Tuesday, June 5, 2007

lessons learned raising chicks in the house

chooks and a dane As you can see in the photo, our girls have gotten really big in these five weeks we've had them (for comparison's sake, that's our Great Dane, Argus in the window just behind them). Since the girls are about to move out of the house for good this week (once the rest of our Eglu arrives), I thought it'd be a good time to recap the lessons learned so far:
  • All the books and articles and blogs you read about chicks being prolific poopers are true. If you're going to raise them, be prepared to change the cage each morning and each night to keep some semblance of neatness around the indoor coop.
  • It's the syrup-y squishy poops that stink real bad, so whatever you do, don't accidentally squish one.
  • Singing to your chooks does, indeed, calm them down. I think it even helps them bond to you, too (although time will tell for my birds and me).
  • Whomever suggested using an old aquarium as a temporary brooder must have been talking about at least a 25-gallon aquarium. The 10-gallon aquarium I acquired when they were tiny chicks didn't last more than two weeks before it was simply too small.
  • Do what you can to keep the food bowl off the ground, it'll cut down on the amount of poop they drop in it. Only recently did I buy a feed bowl that hangs on the side of the cage, and it was well worth the $2.29 in terms of saved trips to the trash to toss out the old poopy food and refill with fresh stuff.
  • With two baby chicks, you should only need to buy 10 pounds of chick starter. Any more, and you're likely spending too much on food.
  • Take the chicks out for the equivalent of a walk in the backyard whenever you can. Yes, they'll seem more restless inside the cage post-walk, but seeing them explore your backyard will give you a whole new appreciation for the place you live.

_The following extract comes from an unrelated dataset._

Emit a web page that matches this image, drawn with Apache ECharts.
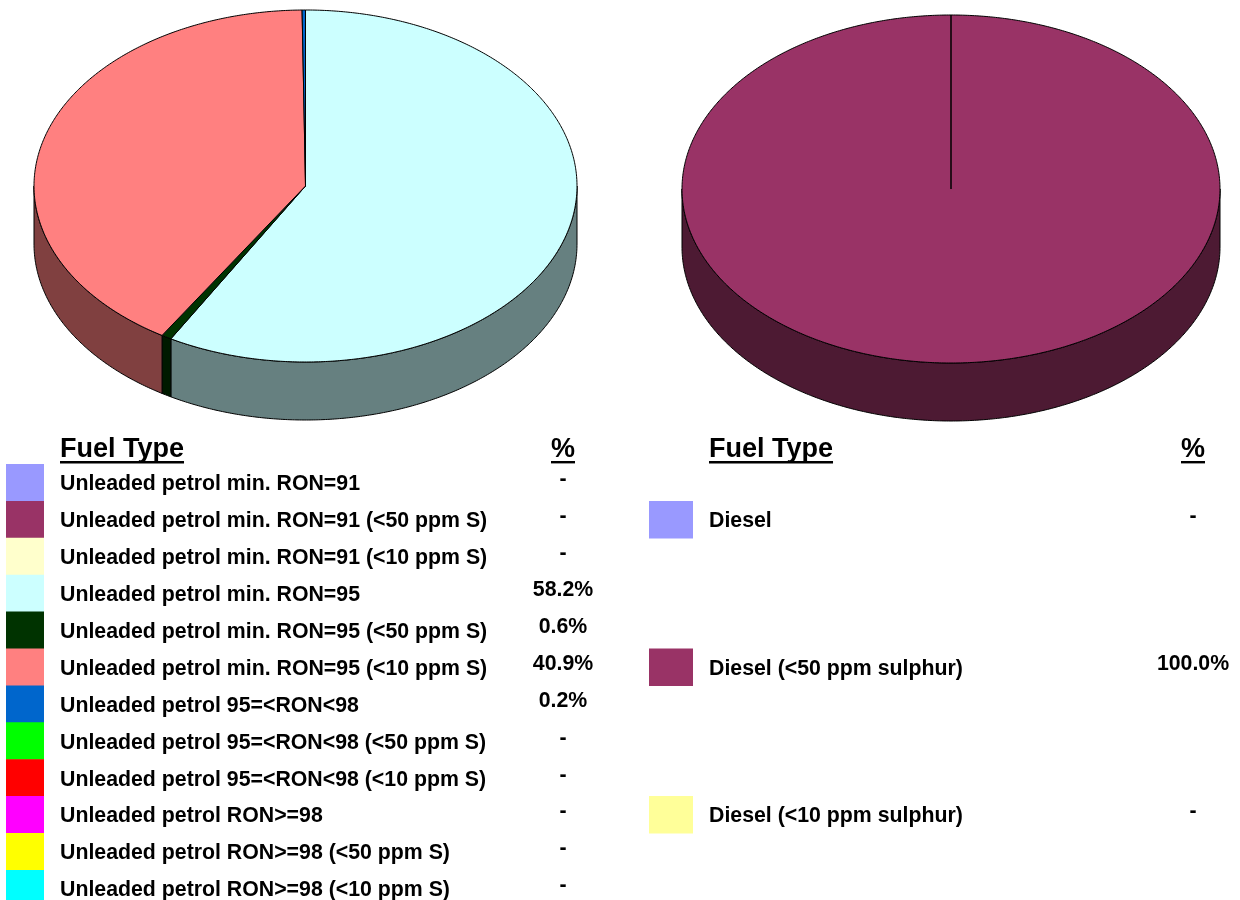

  • Clean water is key, and I think the chicks know it, too. No matter how filthy the food bowl would get, they seemed to take care not to get anything in their water. (Maybe we just lucked out)
  • Finally... watch your chicks grow. It's amazing how big they get and how fast it happens. You literally see them develop overnight. Quite amazing, and very instructive for the children to see how living things grow.
As soon as they move out of the house we enter a new phase around here: what's it mean to be a free-range chicken in Redwood City? And when's the first egg coming (smart bets are on late August).